I had had an elaborate day’s plan worked out for a rambling journey south, involving an early-morning departure from Gdynia. However, what with the weather that week being punishingly hot, and with my not being as young as I once was, I felt wrung-out on getting back from my journey to Hel, so I decided to bow to the inevitable and cut one line out of my would-have-been itinerary. I got up late, had a leisurely morning, and set out southward on the 13:46 Gdynia Glowna – Koscierzyna.

Most passenger action on surviving standard-gauge secondary lines in Poland, is nowadays provided by the basically new-as-of-this century, generation of modern diesel railcars / railbuses (often four-wheeled, sometimes articulated in pairs) with the to me hideous-looking glassed-in “A4-like curving” ends. As I’m not a techie, and am vague as to the most precise and correct name for the vehicles, I shall rom now on refer to the vehicles concerned as ‘railmotors’.

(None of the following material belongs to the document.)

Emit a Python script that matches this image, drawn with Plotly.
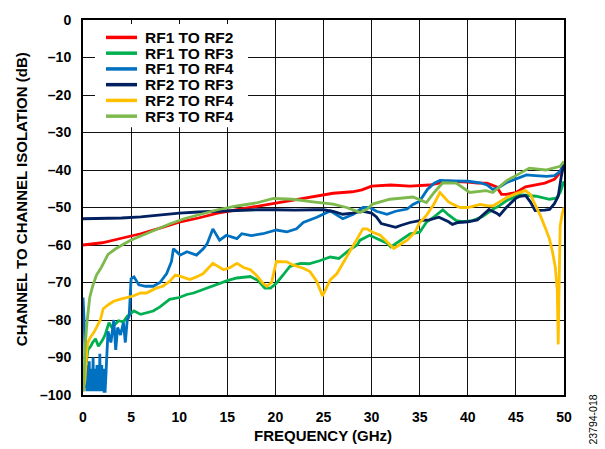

The 1346 was formed by two-unit railmotor SA 132-005, blue and yellow like the SKM trains, and marked as running under the auspices of Pomorskie province. It bore me off into the unknown: I had never before visited this area of the one-time “Polish Corridor”. This was a region almost never touched on by railfans in the 1980s, because its passenger services had gone predominantly diesel at quite an early stage. Koscierzyna’s depot with its allocation of Kriegsloks (a type found boring by many), used mostly on freight, or on passenger on now-closed lines east from that location, attracted little attention until the very last years of PKP steam, when the soup was getting thin, and remaining steam action of any kind, came to be cherished.